Making a reportBy Chalmers University of Technology Apr 11, 2012 10:46AM UTC
Unexpected post about reporting a crime in Sweden.
To cut the long story short, I was supposed to receive my Chalmers Master card from the Handelsbank today. My old card stopped working physically, and I needed a new one. They said I will receive the card on one day and PIN code the next one. However I got both letters at the same time, this morning.
Needles to say, something went wrong, so my letter with the mastercard was competely open. And by that I mean CUT on top, not unglued. Everything was in it, contract, information, the card, but still… My guess is that they delivered it to a wrong person who opened the letter without thinking and then put it back in my mailbox. But if so, they should have written something. I don’t know.
First thing I did was to call Posten – the postal service in Sweden that is responsible for delivering all the letters and packages. I was not sure if maybe they opened the letter checking out what is inside (it is a strange thing to think, but I was in a state of shock at the beginning). They have an English part at the website with the contact information on it. However, the answering machine is in Swedish, and boy was I glad that I can understand it. Trust me, there is nothing more irritating than when you are in a hurry and something like this happens and you cannot talk to the people who are supposed to help. I made a complaint with them once I finally got through – of course there would be a queue.
The girl from the Post couldn’t really help me. She said that it should not have happened and that I should report it to the Police and the Bank. So I did.
In any case, I had to cancel the card (again) and now I am waiting for a new one (again). It is too risky to keep the card when someone was able to get all the data about it. That canceling part was easy, since I already talked with the bank a couple of times before (first time I did it was one month into my stay in Göteborg and I had so much trouble understanding the machine voice). They also have a lovely option of leaving the number so that when an operator is free he or she will call you.

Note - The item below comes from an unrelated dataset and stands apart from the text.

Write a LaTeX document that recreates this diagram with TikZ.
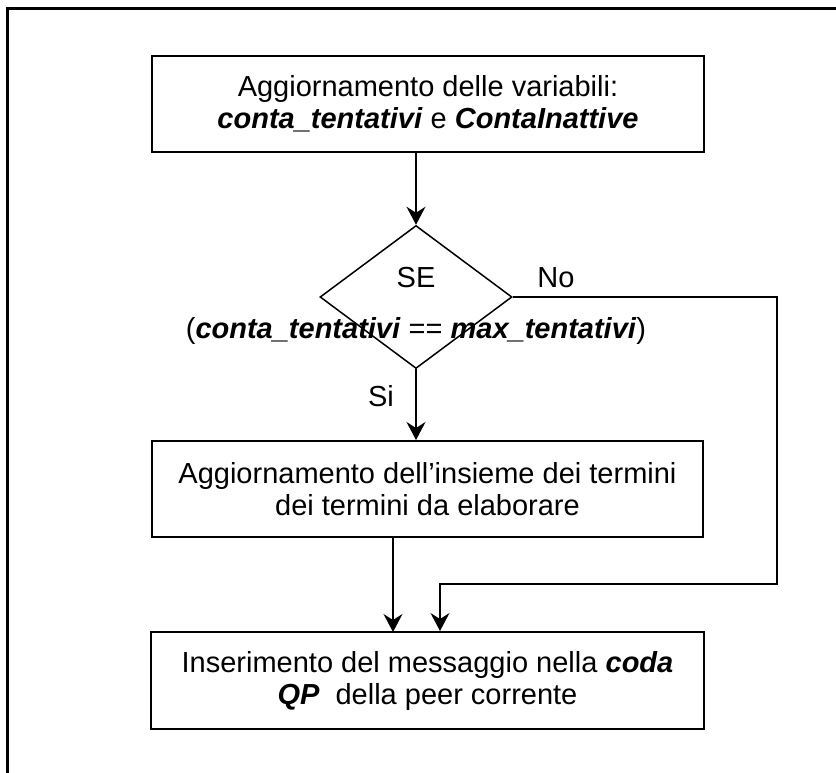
\documentclass[tikz,border=0pt]{standalone}
\usepackage{fontspec}
\setmainfont{Liberation Sans}
\usetikzlibrary{shapes.geometric,arrows.meta}
\newcommand{\bi}[1]{\textbf{\textit{#1}}}
\begin{document}
\begin{tikzpicture}[x=1pt,y=-1pt,
  font=\fontsize{29}{32}\selectfont,
  box/.style={draw=black,line width=2pt,align=center,inner sep=0pt,rectangle},
  cond/.style={draw=black,line width=1.5pt,diamond,inner sep=0pt,
    minimum width=192pt,minimum height=143pt},
  flow/.style={line width=1.6pt,-{Stealth[length=18pt,width=19pt,inset=6pt]}},
  lbl/.style={inner sep=0pt}]
  \useasboundingbox (0,0) rectangle (836,773);
  % outer frame, open towards the right and the bottom
  \draw[line width=2.5pt] (7.5,780) -- (7.5,8.5) -- (845,8.5);

  % boxes
  \node[box,minimum width=552pt,minimum height=96pt] (upd) at (428,104)
    {Aggiornamento delle variabili:\\\bi{conta\_tentativi} e \bi{ContaInattive}};
  \node[cond] (dec) at (416,297) {};
  \node[box,minimum width=551pt,minimum height=96pt] (ins) at (427.5,489)
    {Aggiornamento dell’insieme dei termini\\dei termini da elaborare};
  \node[box,minimum width=553pt,minimum height=97pt] (msg) at (427.5,680.5)
    {Inserimento del messaggio nella \bi{coda}\\\bi{QP}\ \ della peer corrente};

  % labels
  \node[lbl] (se) at (416,278) {SE};
  \node[lbl] (no) at (556,278) {No};
  \node[lbl] (expr) at (416,331) {(\bi{conta\_tentativi} == \bi{max\_tentativi})};
  \node[lbl] (si) at (381,396) {Si};

  % connectors
  \coordinate (cr1) at (777,297);
  \coordinate (cr2) at (777,584);
  \coordinate (cr3) at (440,584);
  \draw[flow] (dec.north |- upd.south) -- (dec.north);
  \draw[flow] (dec.south) -- (dec.south |- ins.north);
  \draw[flow] (393,537) -- (393,632);
  \draw[flow] (dec.east) -- (cr1) -- (cr2) -- (cr3) -- (cr3 |- msg.north);
\end{tikzpicture}
\end{document}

Calling the police felt awkward. This is the second time I did it in my life, first being when my house was robbed back at home. If you wish to make a report of a crime that happened here is the link. Again, you call, answering machine is in Swedish, lovely personel in English. I had to leave my data (personal number, confirm the name and address) and explain what happened. In 5 working days I will receive a report about the crime that I can use if somebody tries to pay with my creditcard. It was really fast and easy to speak with the woman who answered. And I must say that this time there was no queue and I got in touch with an officer immediately.
To sum up, if you need to report something over the phone in Sweden – have a Swedish person standing nearby or learn basic Swedish in order to understand the answering machines. You can also send emails, but if you are in a hurry I would advise against that. After getting through to the real person it will be easy to explain what has happened and they can advise you about the next steps. The contact information is always available on the websites and they usually have an english page as well.
Hopefully, you won’t have to do any of these things I dealt with this morning, but you never know.